A month later, there was a tone of sarcasm when he wrote that “It is said that Mr. L. Bolles does not incline to dip [baptize] in the very cold weather as it too much endangers the health of the Spectators. The public owes him many thanks.” Then, on April 14, following the baptism of 10 more new members, Bentley complained of the Baptists luring members away from the established Congregational churches, writing:
It is said that the Clergy of the Town are about to print a refutation of the Baptists as the Baptists consider as free plunder all the members of their churches & rebaptise all who have been sprinkled at any age or baptised in any form in infancy. This superstition has all its fury at present in this place. Its violence must burst. Still like a storm, it may be short & leave many a wreck on the shore especially when many are too nigh to escape. I cannot think our Clergy equal to the controversy.
The brick, Federal-style Baptist church was completed later in 1805, and was dedicated on January 1, 1806. On that day, Bentley wrote, “This day was appointed to dedicate the New Baptist Brick Meeting House in Salem & to ordain Charles Lowell in the West Church in Boston. I preferred to employ the fine weather in a visit to Boston.” However, later in the same entry he gave some begrudging praise to Bolles:
In Salem, Mr. Bolles preached at the dedication & as usual in such occasions gave the concourse some history of his newly gathered Church. Its rapid progress in fifteen months since his first mission to Salem, is an honour to his perseverance & an example to his Superiors.
Notwithstanding Reverend Bentley’s scorn, the Baptists grew at a rapid pace upon completion of this church building. The congregation more than doubled in size in 1806, and by 1813 it had over 300 members. The church evidently welcomed all races, with Bentley noting in one 1810 entry that “8 young females & one Negro man” were baptized here. Earlier in 1810, he had also commented on how Thomas Paul, the pastor of the First African Baptist Church in Boston, had previously preached here at the church. He was apparently well-received at the church, but was ridiculed by some townspeople and was denied a seat inside the stagecoach:
[I]n the past actually the Negro Minister Paul preached repeatedly in the Close Baptist Meeting House accompanied & assisted by their Pastor. In consequence one family only discovered displeasure, but the wags of the town put a paper of dogrel rhymes in print & distributed them through the town. The Stage refused the Negro Minister a passage in the Stage within, but offered him a seat with the driver, which he angrily refused.
Over the next few years, the church did experience some fluctuations in its size, as many of the members left to form Baptist congregations in the neighboring towns.
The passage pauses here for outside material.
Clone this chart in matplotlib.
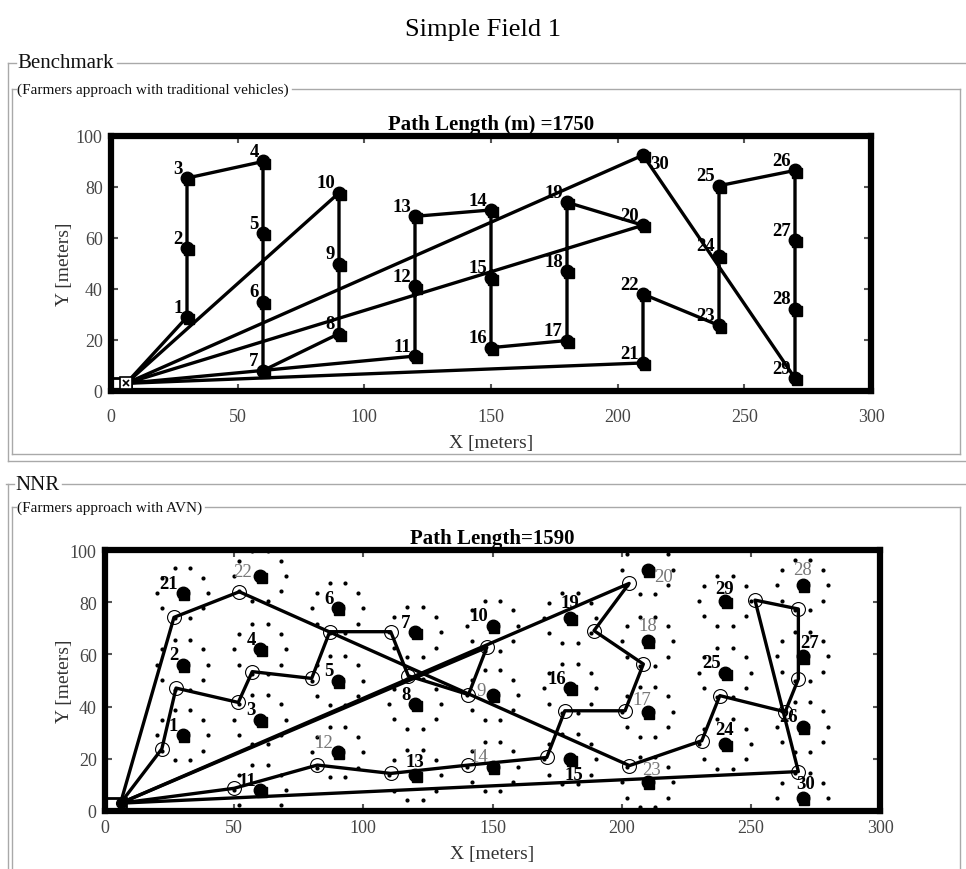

However, the church remained strong, and during its first 20 years it added 512 members. Reverend Bolles remained in the pulpit until 1826, when he resigned because of poor health and his new responsibilities as corresponding secretary of the Foreign Mission Board in Boston.
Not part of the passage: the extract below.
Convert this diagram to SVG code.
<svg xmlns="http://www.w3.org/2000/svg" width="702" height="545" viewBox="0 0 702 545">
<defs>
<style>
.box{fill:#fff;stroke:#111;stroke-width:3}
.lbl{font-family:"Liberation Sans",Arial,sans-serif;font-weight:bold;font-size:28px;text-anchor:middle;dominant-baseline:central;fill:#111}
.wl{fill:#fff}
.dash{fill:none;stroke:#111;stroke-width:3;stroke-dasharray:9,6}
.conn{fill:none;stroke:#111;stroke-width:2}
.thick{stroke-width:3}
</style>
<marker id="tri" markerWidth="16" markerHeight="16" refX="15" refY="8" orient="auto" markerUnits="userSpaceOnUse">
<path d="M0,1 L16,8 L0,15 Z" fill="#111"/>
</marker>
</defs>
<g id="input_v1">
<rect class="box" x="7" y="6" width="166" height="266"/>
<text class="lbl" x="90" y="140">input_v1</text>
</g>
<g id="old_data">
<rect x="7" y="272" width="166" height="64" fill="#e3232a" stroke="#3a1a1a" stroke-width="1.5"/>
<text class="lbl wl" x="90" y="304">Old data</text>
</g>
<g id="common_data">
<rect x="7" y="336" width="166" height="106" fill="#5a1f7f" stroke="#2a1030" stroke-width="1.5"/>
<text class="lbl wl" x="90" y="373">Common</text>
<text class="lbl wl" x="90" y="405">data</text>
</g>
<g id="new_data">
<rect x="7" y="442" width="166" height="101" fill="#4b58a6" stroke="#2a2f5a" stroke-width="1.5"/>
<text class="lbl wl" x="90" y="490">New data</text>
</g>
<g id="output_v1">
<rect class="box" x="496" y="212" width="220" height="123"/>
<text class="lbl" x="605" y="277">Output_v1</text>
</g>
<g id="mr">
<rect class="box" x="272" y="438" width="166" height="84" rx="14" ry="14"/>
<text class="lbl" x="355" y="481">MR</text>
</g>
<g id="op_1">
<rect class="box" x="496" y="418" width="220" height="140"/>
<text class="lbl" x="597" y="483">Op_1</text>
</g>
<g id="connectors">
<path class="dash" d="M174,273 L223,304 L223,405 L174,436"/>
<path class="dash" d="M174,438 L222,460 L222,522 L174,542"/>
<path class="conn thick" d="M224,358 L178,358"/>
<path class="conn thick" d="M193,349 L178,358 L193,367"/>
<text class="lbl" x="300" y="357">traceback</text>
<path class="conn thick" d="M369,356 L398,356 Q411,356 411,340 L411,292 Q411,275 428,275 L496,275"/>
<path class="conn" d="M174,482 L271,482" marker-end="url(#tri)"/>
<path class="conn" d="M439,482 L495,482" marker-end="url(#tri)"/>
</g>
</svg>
The first major changes to the church building came a year later in 1827, when it was expanded and a tower was added above the front entrance, as seen in the first photo. Further changes occurred around 1850, when the original Federal-style design was given Italianate details, such as the quoins on the corners and the arches above the windows. It was remodeled again in the late 1868, was damaged by a fire on October 31, 1877, and then repaired the following year. Although undated, the first photo was probably taken before the fire, and perhaps even before the 1868 renovations.
Much of the tower is cut off in the first photo, but by the turn of the 20th century it consisted of three stages, topped by an almost absurdly oversized illuminated clock. However, the tower was ultimately removed in 1926 due to the cost of maintenance, dramatically altering the exterior appearance of the building. It continued to be the home of the First Baptist Church throughout the 20th century, though, and despite the many changes it still retained significant historic value as the oldest surviving church building in the city.
Today, the historic church building is still standing, although no longer in its original location. The site was needed in order to build the new Essex County courthouse, so the congregation sold the property and relocated to a different church building on Lafayette Street in 2007. The following year, in December 2008, the 1,100-ton brick church was moved a couple hundred feet to the west, to the corner of Federal and North Streets. The exterior was restored and repointed, and the interior was converted into a law library for the new courthouse, which opened in 2012 as the J. Michael Ruane Judicial Center. The photo below shows the church at its current location, a little to the left of where it had once stood.